Friday night’s Chelsea Ballroom headliner took the stage rolling his Rs and growling playfully, a far cry from the last time Las Vegas saw Steven Patrick Morrissey. On that night two years ago at the Joint, he exited without encore or explanation, leaving us speculating as to what might have upset the notoriously moody man. This time, he seemed in good spirits from start to finish.
- November 25, The Cosmopolitan
Better yet, his voice sounded fantastic, cranked up high above his five-piece backing band. The peak moment came when the 52-year-old Brit unleashed a song from his youth, “I Know It’s Over” off The Smiths’ 1986 classic The Queen Is Dead. With each pass through the somber, repeated line “Mother, I can feel the soil falling over my head,” Morrissey modulated his phrasing and volume, wringing fresh raw emotions from a familiar song.
He played three other Smiths tunes but mostly stayed away from his hits (no “Everyday Is Like Sunday,” “The More You Ignore Me, the Closer I Get,” “The Last of the Famous International Playboys”). It hardly mattered. When Morrissey dug into his recent catalog, songs like “Black Cloud” and “When Last I Spoke to Carol” came off like old favorites, a testament to his iconic sound and style. Even a cover of “Satellite of Love” had unmistakable Moz to it, with the singer twisting Lou Reed’s original “I love to watch things on TV” lyric into a dour “I cannot stand the TV.” Of course, fans reacted loudest to the Smiths’ material, even if the gruesome animal-slaughter videos synced to “Meat Is Murder” made their post-Thanksgiving stomachs turn a bit.

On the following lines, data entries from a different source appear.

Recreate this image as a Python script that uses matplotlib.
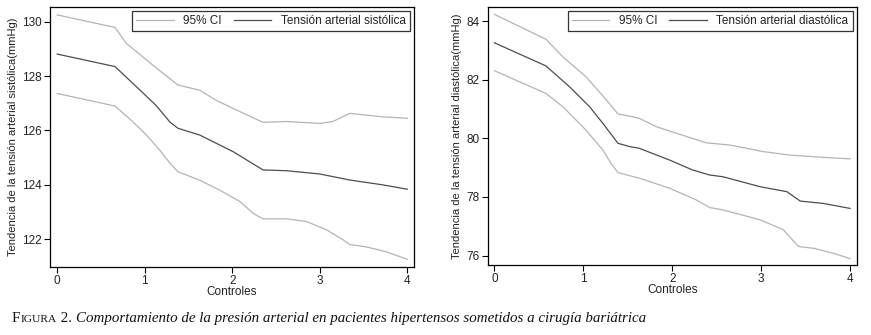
import matplotlib
matplotlib.use("Agg")
import matplotlib.pyplot as plt

plt.rcParams["font.family"] = ["Liberation Sans", "DejaVu Sans"]

# Panel izquierdo: tensión arterial sistólica (mmHg)
sis_x = [0, 0.66, 0.98, 1.135, 1.29, 1.38, 1.63, 2.01, 2.35, 2.62, 3.0, 3.34, 3.72, 4.0]
sis_mean = [128.81, 128.35, 127.38, 126.9, 126.3, 126.08, 125.83, 125.22, 124.55,
            124.52, 124.4, 124.18, 124.0, 123.84]
sis_up_x = [0, 0.66, 0.79, 0.98, 1.17, 1.38, 1.63, 1.82, 2.09, 2.35, 2.62, 3.0,
            3.15, 3.34, 3.72, 4.0]
sis_up = [130.25, 129.79, 129.2, 128.7, 128.2, 127.67, 127.48, 127.1, 126.69, 126.3,
          126.33, 126.26, 126.33, 126.63, 126.5, 126.45]
sis_lo_x = [0, 0.66, 0.87, 1.02, 1.17, 1.29, 1.38, 1.63, 1.86, 2.09, 2.24, 2.35,
            2.62, 2.85, 3.08, 3.27, 3.34, 3.53, 3.76, 4.0]
sis_lo = [127.36, 126.9, 126.3, 125.83, 125.28, 124.79, 124.48, 124.17, 123.8, 123.38,
          122.95, 122.75, 122.75, 122.65, 122.34, 121.97, 121.81, 121.72, 121.54, 121.26]

# Panel derecho: tensión arterial diastólica (mmHg)
dia_x = [0, 0.58, 0.845, 1.07, 1.22, 1.39, 1.52, 1.63, 1.97, 2.23, 2.42, 2.57, 2.99,
         3.29, 3.44, 3.7, 4.0]
dia_mean = [83.26, 82.47, 81.76, 81.08, 80.51, 79.83, 79.72, 79.66, 79.26, 78.92,
            78.75, 78.69, 78.35, 78.18, 77.86, 77.78, 77.61]
dia_up_x = [0, 0.58, 0.77, 1.03, 1.26, 1.39, 1.52, 1.63, 1.82, 2.05, 2.38, 2.65,
            3.02, 3.32, 3.7, 4.0]
dia_up = [84.23, 83.38, 82.78, 82.1, 81.31, 80.83, 80.76, 80.68, 80.4, 80.17, 79.85,
          79.77, 79.55, 79.43, 79.35, 79.3]
dia_lo_x = [0, 0.58, 0.77, 1.03, 1.22, 1.31, 1.39, 1.63, 1.97, 2.27, 2.42, 2.57,
            2.99, 3.25, 3.42, 3.59, 3.81, 4.0]
dia_lo = [82.31, 81.53, 81.08, 80.28, 79.6, 79.15, 78.83, 78.64, 78.3, 77.9, 77.64,
          77.56, 77.22, 76.88, 76.31, 76.25, 76.08, 75.9]

CI_COLOR = "#b4b4b4"
MEAN_COLOR = "#4d4d4d"
TEXT_COLOR = "#222222"

fig = plt.figure(figsize=(8.71, 3.35), dpi=100)

panels = [
    ([0.0574, 0.203, 0.418, 0.776], sis_x, sis_mean, sis_up_x, sis_up, sis_lo_x, sis_lo,
     "Tensión arterial sistólica", "Tendencia de la tensión arterial sistólica(mmHg)",
     [122, 124, 126, 128, 130], (120.98, 130.54), (-0.083, 4.077)),
    ([0.560, 0.209, 0.4236, 0.770], dia_x, dia_mean, dia_up_x, dia_up, dia_lo_x, dia_lo,
     "Tensión arterial diastólica", "Tendencia de la tensión arterial diastólica(mmHg)",
     [76, 78, 80, 82, 84], (75.68, 84.48), (-0.075, 4.075)),
]

for rect, x, mean, ux, up, lx, lo, label, ylabel, yticks, ylim, xlim in panels:
    ax = fig.add_axes(rect)
    ax.plot(ux, up, color=CI_COLOR, lw=0.9, label="95% CI")
    ax.plot(lx, lo, color=CI_COLOR, lw=0.9)
    ax.plot(x, mean, color=MEAN_COLOR, lw=0.9, label=label)
    ax.set_xlim(*xlim)
    ax.set_ylim(*ylim)
    ax.set_xticks([0, 1, 2, 3, 4])
    ax.set_yticks(yticks)
    ax.tick_params(direction="out", length=4, width=0.8, labelsize=8.5,
                   colors="black", labelcolor=TEXT_COLOR, pad=2)
    ax.set_xlabel("Controles", fontsize=8.5, color=TEXT_COLOR, labelpad=-1)
    ax.set_ylabel(ylabel, fontsize=8, color=TEXT_COLOR, labelpad=3)
    for sp in ax.spines.values():
        sp.set_linewidth(0.9)
    leg = ax.legend(loc="upper right", ncol=2, fontsize=8.5, frameon=True,
                    fancybox=False, edgecolor="black", handlelength=3.2,
                    columnspacing=1.0, borderpad=0.35, borderaxespad=0.35,
                    handletextpad=0.8)
    leg.get_frame().set_linewidth(0.9)
    for t in leg.get_texts():
        t.set_color(TEXT_COLOR)

# Pie de figura: "FIGURA" en versalitas y el resto en cursiva
serif = ["Liberation Serif", "DejaVu Serif"]
renderer = fig.canvas.get_renderer()
caption = [("F", 10.8, "normal", 0), ("IGURA", 8.2, "normal", 0), (" 2.", 10.8, "normal", 0),
           ("Comportamiento de la presión arterial en pacientes hipertensos "
            "sometidos a cirugía bariátrica", 10.8, "italic", 4)]
xpos = 12
for txt, size, style, gap in caption:
    xpos += gap
    t = fig.text(xpos / 871, 0.04, txt, fontsize=size, family=serif, style=style,
                 color="#111111")
    xpos += t.get_window_extent(renderer).width

fig.savefig("out.png", dpi=100)
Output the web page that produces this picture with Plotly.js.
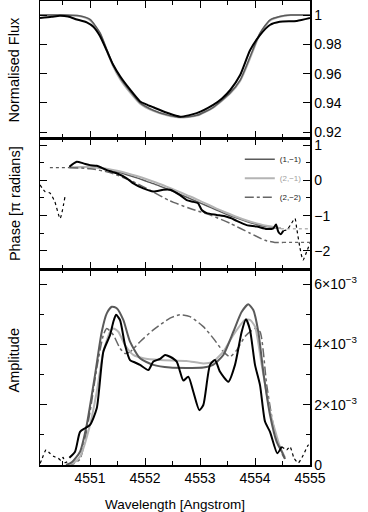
<!DOCTYPE html>
<html><head><meta charset="utf-8">
<script src="https://cdn.plot.ly/plotly-3.0.1.min.js"></script>
<style>html,body{margin:0;padding:0;background:#fff}#c{width:368px;height:512px}</style>
</head><body><div id="c"></div>
<script>
// ---------- Top panel: normalised flux ----------
var lamFluxObs = [4550.09,4550.30,4550.45,4550.60,4550.76,4550.94,4551.06,4551.18,4551.30,4551.42,4551.55,4551.73,4551.91,4552.02,4552.15,4552.40,4552.64,4552.94,4553.24,4553.40,4553.55,4553.73,4553.91,4554.09,4554.27,4554.45,4554.76,4555.00];
var fluxObs    = [0.998,0.9988,0.9995,0.999,0.997,0.995,0.992,0.9857,0.976,0.966,0.958,0.949,0.941,0.939,0.937,0.9333,0.9306,0.933,0.9386,0.943,0.9488,0.959,0.976,0.9863,0.9932,0.9954,0.996,0.998];
var lamFluxMod = [4550.09,4550.5,4550.8,4551.0,4551.18,4551.30,4551.42,4551.55,4551.73,4551.91,4552.15,4552.40,4552.64,4552.94,4553.24,4553.55,4553.73,4553.91,4554.09,4554.27,4554.45,4554.65,4555.0];
var fluxMod11  = [1.0,1.0,0.9995,0.997,0.988,0.977,0.966,0.957,0.948,0.940,0.935,0.9318,0.9302,0.9315,0.937,0.947,0.9556,0.9715,0.9877,0.9966,0.9990,1.0,1.0];
var fluxMod21  = [1.0,1.0,0.9993,0.9965,0.987,0.976,0.965,0.956,0.947,0.9395,0.9345,0.9315,0.930,0.9313,0.9368,0.9465,0.955,0.9705,0.9870,0.9962,0.9988,1.0,1.0];

// ---------- Middle panel: phase ----------
var lamPhaseObs = [4550.624,4550.758,4550.878,4551.0,4551.122,4551.304,4551.485,4551.667,4551.787,4551.969,4552.151,4552.333,4552.455,4552.636,4552.758,4552.878,4552.964,4553.031,4553.122,4553.304,4553.485,4553.576,4553.667,4553.849,4554.031,4554.213,4554.333,4554.382,4554.424,4554.467,4554.515];
var phaseObs    = [0.385,0.527,0.48,0.43,0.41,0.29,0.20,0.057,-0.085,-0.23,-0.32,-0.27,-0.27,-0.42,-0.56,-0.61,-0.65,-0.84,-0.93,-0.98,-1.03,-1.08,-1.15,-1.27,-1.31,-1.38,-1.36,-1.25,-1.46,-1.53,-1.43];
var lamPhaseObsL = [4550.09,4550.18,4550.27,4550.36,4550.455,4550.545];
var phaseObsL    = [-0.13,-0.32,-0.36,-0.61,-1.08,-0.46];
var lamPhaseObsR = [4554.515,4554.582,4554.667,4554.727,4554.758,4554.818,4554.873,4554.94,4555.0];
var phaseObsR    = [-1.43,-1.40,-1.21,-1.08,-1.36,-1.92,-2.26,-2.02,-1.78];
var lamPhaseMod = [4550.62,4550.9,4551.12,4551.3,4551.49,4551.67,4551.85,4552.03,4552.21,4552.39,4552.58,4552.76,4552.94,4553.12,4553.3,4553.48,4553.67,4553.85,4554.03,4554.21,4554.39,4554.47];
var phaseMod11  = [0.36,0.37,0.36,0.31,0.24,0.16,0.07,-0.03,-0.13,-0.24,-0.36,-0.48,-0.60,-0.72,-0.84,-0.96,-1.07,-1.17,-1.25,-1.31,-1.35,-1.36];
var phaseMod21  = [0.36,0.38,0.37,0.33,0.27,0.20,0.12,0.03,-0.07,-0.18,-0.30,-0.42,-0.54,-0.67,-0.80,-0.92,-1.04,-1.14,-1.22,-1.29,-1.34,-1.36];
var lamPhaseMod22 = [4550.62,4551.0,4551.36,4551.73,4552.09,4552.45,4552.82,4553.18,4553.55,4553.91,4554.18,4554.36,4554.51];
var phaseMod22    = [0.36,0.33,0.22,0.0,-0.28,-0.58,-0.80,-0.98,-1.22,-1.50,-1.70,-1.76,-1.76];
var lamPhaseExtL = [4550.27,4550.62];  var phaseExtL = [0.36,0.36];
var lamPhaseExtR = [4554.47,4555.0];   var phaseExtR = [-1.37,-1.37];
var lamPhaseExt22 = [4554.51,4555.0];  var phaseExt22 = [-1.76,-1.76];

// ---------- Bottom panel: amplitude (units of 1e-3) ----------
var lamAmpObs = [4550.624,4550.727,4550.818,4550.909,4551.0,4551.122,4551.242,4551.364,4551.424,4551.473,4551.545,4551.636,4551.727,4551.818,4551.909,4552.06,4552.151,4552.273,4552.364,4552.455,4552.576,4552.636,4552.696,4552.787,4552.878,4552.987,4553.06,4553.182,4553.273,4553.364,4553.515,4553.636,4553.758,4553.836,4553.909,4554.0,4554.091,4554.182,4554.273,4554.405,4554.485];
var ampObs    = [0.24,0.44,1.10,1.22,1.33,1.88,3.76,4.31,4.75,4.98,4.81,3.98,3.48,3.40,3.32,3.15,3.43,3.52,3.65,3.59,3.43,3.1,2.80,2.93,2.43,1.82,1.99,3.32,3.48,3.09,2.76,3.32,4.42,4.83,4.48,3.32,2.65,1.44,1.10,0.39,0.61];
var lamAmpObsL = [4550.09,4550.12,4550.20,4550.27,4550.345,4550.424,4550.47,4550.51,4550.545,4550.60];
var ampObsL    = [0.05,0.17,0.50,0.39,0.28,0.22,0.15,0.25,0.08,0.12];
var lamAmpObsR = [4554.485,4554.576,4554.636,4554.709,4554.787,4554.878,4554.969,4555.0];
var ampObsR    = [0.61,0.50,0.61,0.23,0.07,0.33,0.66,0.60];
var lamAmp11 = [4550.564,4550.673,4550.818,4550.94,4551.091,4551.213,4551.304,4551.395,4551.485,4551.605,4551.727,4551.909,4552.151,4552.455,4552.818,4553.06,4553.236,4553.424,4553.606,4553.758,4553.878,4553.969,4554.06,4554.151,4554.273,4554.394,4554.485,4554.545];
var amp11    = [0.0,0.1,0.44,1.33,2.99,4.42,5.03,5.25,5.2,4.81,4.09,3.54,3.32,3.23,3.22,3.23,3.32,3.65,4.42,5.08,5.33,5.14,4.42,3.09,1.66,0.77,0.45,0.2];
var lamAmp21 = [4550.564,4550.709,4550.818,4551.0,4551.122,4551.242,4551.364,4551.424,4551.515,4551.636,4551.787,4551.969,4552.273,4552.758,4553.06,4553.236,4553.424,4553.606,4553.818,4553.909,4554.0,4554.122,4554.273,4554.455,4554.545];
var amp21    = [0.0,0.08,0.28,1.33,2.43,3.76,4.42,4.53,4.42,3.98,3.65,3.54,3.48,3.45,3.37,3.43,3.76,4.31,4.81,4.81,4.59,3.32,1.77,0.6,0.25];
var lamAmp22 = [4550.564,4550.709,4550.818,4551.0,4551.122,4551.242,4551.304,4551.424,4551.545,4551.636,4551.727,4551.909,4552.151,4552.455,4552.636,4552.818,4553.06,4553.242,4553.424,4553.545,4553.667,4553.818,4554.0,4554.091,4554.213,4554.333,4554.455,4554.545];
var amp22    = [0.0,0.05,0.2,1.77,3.21,4.31,4.53,4.31,3.87,3.70,3.75,4.09,4.48,4.87,4.98,4.92,4.59,4.20,3.76,3.59,3.81,4.26,4.53,4.42,2.65,1.33,0.5,0.2];

var legendNames = ['(1,\u22121)', '(2,\u22121)', '(2,\u22122)'];
var ampTickVals = [0, 0.002, 0.004, 0.006];
var ampTickText = ['0', '2\u00d710<sup>\u22123</sup>', '4\u00d710<sup>\u22123</sup>', '6\u00d710<sup>\u22123</sup>'];
var fluxTickVals = [0.92, 0.94, 0.96, 0.98, 1];
var fluxTickText = ['0.92', '0.94', '0.96', '0.98', '1'];

var C_BLACK = '#000000', C_DARK = '#5a5a5a', C_LIGHT = '#b4b4b4', C_DD = '#666666';
function sc(a){ return a.map(function(v){ return v*1e-3; }); }
function tr(x, y, xa, ya, color, width, dash, name, show){
  return {x:x, y:y, xaxis:xa, yaxis:ya, type:'scatter', mode:'lines',
    line:{color:color, width:width, dash:dash||'solid', shape:'spline', smoothing:0.6},
    name:name||'', showlegend:!!show, hoverinfo:'skip'};
}
var data = [
  // top
  tr(lamFluxMod, fluxMod21, 'x3','y', C_LIGHT, 2),
  tr(lamFluxMod, fluxMod11, 'x3','y', C_DARK, 1.5),
  tr(lamFluxObs, fluxObs, 'x3','y', C_BLACK, 2),
  // middle
  tr(lamPhaseExtL, phaseExtL, 'x2','y2', C_DARK, 1.2, 'dot'),
  tr(lamPhaseExtR, phaseExtR, 'x2','y2', C_LIGHT, 1.5, 'dot'),
  tr(lamPhaseExt22, phaseExt22, 'x2','y2', C_DD, 1.2, 'dot'),
  tr(lamPhaseMod, phaseMod11, 'x2','y2', C_DARK, 1.5, 'solid', legendNames[0], true),
  tr(lamPhaseMod, phaseMod21, 'x2','y2', C_LIGHT, 2, 'solid', '<span style="color:#a0a0a0">'+legendNames[1]+'</span>', true),
  tr(lamPhaseMod22, phaseMod22, 'x2','y2', C_DD, 1.5, 'dashdot', legendNames[2], true),
  tr(lamPhaseObsL, phaseObsL, 'x2','y2', C_BLACK, 1.2, 'dot'),
  tr(lamPhaseObsR, phaseObsR, 'x2','y2', C_BLACK, 1.2, 'dot'),
  tr(lamPhaseObs, phaseObs, 'x2','y2', C_BLACK, 2),
  // bottom
  tr(lamAmp22, sc(amp22), 'x','y3', C_DD, 1.5, 'dashdot'),
  tr(lamAmp21, sc(amp21), 'x','y3', C_LIGHT, 2),
  tr(lamAmp11, sc(amp11), 'x','y3', C_DARK, 2),
  tr(lamAmpObsL, sc(ampObsL), 'x','y3', C_BLACK, 1.2, 'dot'),
  tr(lamAmpObsR, sc(ampObsR), 'x','y3', C_BLACK, 1.2, 'dot'),
  tr(lamAmpObs, sc(ampObs), 'x','y3', C_BLACK, 2)
];

var FONT = 'Liberation Sans, Arial, Helvetica, sans-serif';
var tf = {family:FONT, size:14, color:'#000'};
function xax(anchor, labels){
  var a = {anchor:anchor, domain:[0,1], range:[4550.09,4555], tick0:4551, dtick:1,
    ticks:'inside', ticklen:7, tickwidth:1, tickcolor:'#000',
    minor:{dtick:0.5, tick0:4550.5, ticks:'inside', ticklen:4, tickwidth:1, tickcolor:'#000', showgrid:false},
    showline:true, linecolor:'#000', linewidth:1.5, mirror:'ticks',
    showgrid:false, zeroline:false, showticklabels:labels, tickfont:tf};
  if (anchor !== 'y3') a.matches = 'x';
  return a;
}
function yax(anchor, domain, range){
  return {anchor:anchor, domain:domain, range:range, side:'right',
    ticks:'inside', ticklen:7, tickwidth:1, tickcolor:'#000',
    showline:true, linecolor:'#000', linewidth:1.5, mirror:'ticks',
    showgrid:false, zeroline:false, tickfont:tf};
}
var xa = xax('y3', true);
xa.title = {text:'Wavelength [Angstrom]', font:{family:FONT, size:13.5, color:'#000'}, standoff:16};
var y1 = yax('x3', [0.7047,1], [0.916,1.0096]);
y1.tickmode = 'array'; y1.tickvals = fluxTickVals; y1.ticktext = fluxTickText;
var y2 = yax('x2', [0.4224,0.7047], [-2.513,1.198]);
y2.tick0 = 0; y2.dtick = 1;
y2.minor = {dtick:0.5, tick0:0, ticks:'inside', ticklen:4, tickwidth:1, tickcolor:'#000', showgrid:false};
var y3 = yax('x', [0,0.4224], [0,0.0065]);
y3.tickmode = 'array'; y3.tickvals = ampTickVals; y3.ticktext = ampTickText;
y3.minor = {dtick:0.001, tick0:0, ticks:'inside', ticklen:4, tickwidth:1, tickcolor:'#000', showgrid:false};

var annFont = {family:FONT, size:14.5, color:'#000'};
var layout = {
  width:368, height:512,
  margin:{l:40, r:58, t:1, b:47, pad:0},
  paper_bgcolor:'#fff', plot_bgcolor:'#fff',
  font:{family:FONT, color:'#000'},
  showlegend:true,
  legend:{x:0.74, y:0.69, xanchor:'left', yanchor:'top', bgcolor:'rgba(0,0,0,0)',
    font:{family:FONT, size:8, color:'#222'}, itemwidth:30, tracegroupgap:0},
  xaxis:xa, xaxis2:xax('y2', false), xaxis3:xax('y', false),
  yaxis:y1, yaxis2:y2, yaxis3:y3,
  annotations:[
    {text:'Normalised Flux', xref:'paper', yref:'paper', x:-0.095, y:0.853, xanchor:'center', yanchor:'middle', textangle:-90, showarrow:false, font:annFont},
    {text:'Phase [\u03c0 radians]', xref:'paper', yref:'paper', x:-0.095, y:0.563, xanchor:'center', yanchor:'middle', textangle:-90, showarrow:false, font:annFont},
    {text:'Amplitude', xref:'paper', yref:'paper', x:-0.095, y:0.226, xanchor:'center', yanchor:'middle', textangle:-90, showarrow:false, font:annFont}
  ]
};
Plotly.newPlot('c', data, layout, {staticPlot:true, displayModeBar:false});
</script></body></html>
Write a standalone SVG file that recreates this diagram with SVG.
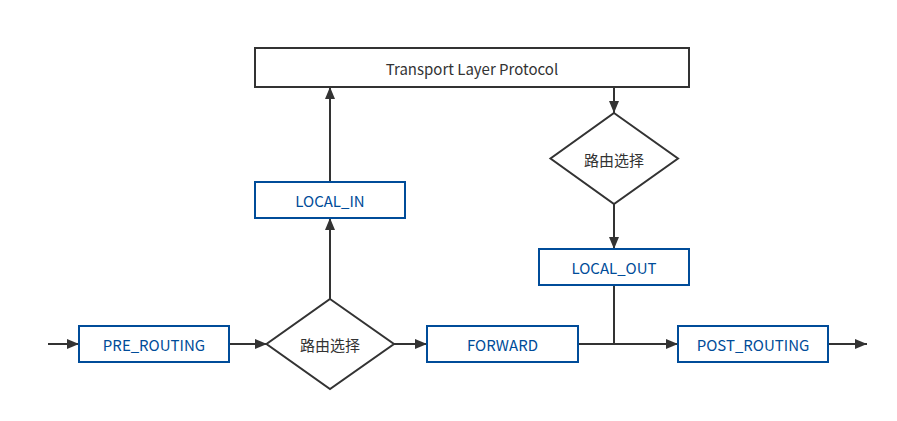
<svg xmlns="http://www.w3.org/2000/svg" width="897" height="421" viewBox="0 0 897 421">
<defs>
<marker id="ah" markerWidth="12" markerHeight="10" refX="12" refY="5" orient="auto" markerUnits="userSpaceOnUse">
<path d="M0,0 L12,5 L0,10 Z" fill="#333333"/>
</marker>
<style>
.box{fill:#ffffff;stroke:#004c99;stroke-width:2}
.tbox{fill:#ffffff;stroke:#333333;stroke-width:2}
.dia{fill:#ffffff;stroke:#333333;stroke-width:2}
.lbl{font-family:"Noto Sans CJK SC","Noto Sans",sans-serif;font-size:15px;fill:#004c99;text-anchor:middle;dominant-baseline:central}
.dl{font-family:"Noto Sans CJK SC","Noto Sans",sans-serif;font-size:15px;fill:#333333;text-anchor:middle;dominant-baseline:central}
.c{fill:none;stroke:#333333;stroke-width:2}
</style>
</defs>
<rect width="897" height="421" fill="#ffffff"/>
<g id="connectors">
<line class="c" x1="48" y1="344" x2="79" y2="344" marker-end="url(#ah)"/>
<line class="c" x1="229" y1="344" x2="267" y2="344" marker-end="url(#ah)"/>
<line class="c" x1="394" y1="344" x2="427" y2="344" marker-end="url(#ah)"/>
<line class="c" x1="330" y1="299" x2="330" y2="218" marker-end="url(#ah)"/>
<line class="c" x1="330" y1="182" x2="330" y2="87" marker-end="url(#ah)"/>
<line class="c" x1="614" y1="87" x2="614" y2="113" marker-end="url(#ah)"/>
<line class="c" x1="614" y1="204" x2="614" y2="249" marker-end="url(#ah)"/>
<polyline class="c" points="614,285 614,344"/>
<line class="c" x1="578" y1="344" x2="678" y2="344" marker-end="url(#ah)"/>
<line class="c" x1="828" y1="344" x2="867" y2="344" marker-end="url(#ah)"/>
</g>
<g id="transport">
<rect class="tbox" x="255" y="48" width="434" height="39"/>
<text class="dl" x="472" y="68">Transport Layer Protocol</text>
</g>
<g id="local_in">
<rect class="box" x="255" y="182" width="150" height="36"/>
<text class="lbl" x="330" y="200.5">LOCAL_IN</text>
</g>
<g id="route_out">
<polygon class="dia" points="614,113 678,158.5 614,204 550.5,158.5"/>
<text class="dl" x="614" y="159">路由选择</text>
</g>
<g id="local_out">
<rect class="box" x="539" y="249" width="150" height="36"/>
<text class="lbl" x="614" y="267.5">LOCAL_OUT</text>
</g>
<g id="pre_routing">
<rect class="box" x="79" y="326" width="150" height="36"/>
<text class="lbl" x="154" y="344.5">PRE_ROUTING</text>
</g>
<g id="route_in">
<polygon class="dia" points="330,299 394,344 330,389 266.5,344"/>
<text class="dl" x="330" y="344.5">路由选择</text>
</g>
<g id="forward">
<rect class="box" x="427" y="326" width="151" height="36"/>
<text class="lbl" x="502.5" y="344.5">FORWARD</text>
</g>
<g id="post_routing">
<rect class="box" x="678" y="326" width="150" height="36"/>
<text class="lbl" x="753" y="344.5">POST_ROUTING</text>
</g>
</svg>
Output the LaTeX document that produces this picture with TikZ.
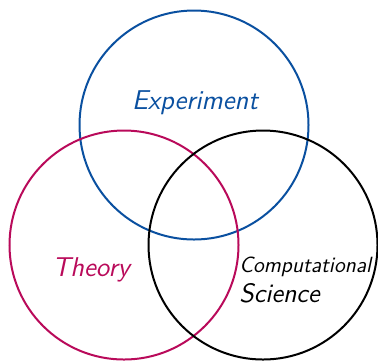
\documentclass[tikz,border=0pt]{standalone}
\usepackage{fontspec}
\definecolor{expblue}{RGB}{10,80,160}
\definecolor{theomag}{RGB}{185,10,90}
\begin{document}
\begin{tikzpicture}[x=0.5pt,y=-0.5pt,
  venn/.style={circle,draw,line width=1pt,minimum size=114.5pt,inner sep=0pt},
  lab/.style={inner sep=0pt}]
\useasboundingbox (0,0) rectangle (378,361);
\node[venn,draw=expblue] (exp) at (194,125) {};
\node[venn,draw=theomag] (theo) at (124,245) {};
\node[venn,draw=black] (comp) at (263,245) {};
\node[lab,text=expblue,font=\sffamily\itshape\fontsize{13.6}{15}\selectfont,anchor=base] (explab) at (195,109) {Experiment};
\node[lab,text=theomag,font=\sffamily\itshape\fontsize{13.6}{15}\selectfont,anchor=base] (theolab) at (91,276) {Theory};
\node[lab,font=\sffamily\itshape\fontsize{11}{13}\selectfont,anchor=base west] (complab) at (239,272) {Computational};
\node[lab,font=\sffamily\itshape\fontsize{13.3}{15}\selectfont,anchor=base west] (scilab) at (239,302) {Science};
\end{tikzpicture}
\end{document}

Complaints? Just one, really. After performing 21 songs at each of two 2007 Pearl stopovers, Morrissey pared down to 17 for his two most recent Vegas visits. Which means, as his songbook grows, he’s giving us less of it; at this rate, in 2013 he’ll be off in under an hour. Then again, considering the way his voice suddenly deteriorated during an encore stab at “Still Ill” (or could that raspy sound possibly have been intentional?), maybe we should give thanks for what we got. And that this time, the night ended with a song rather than silence.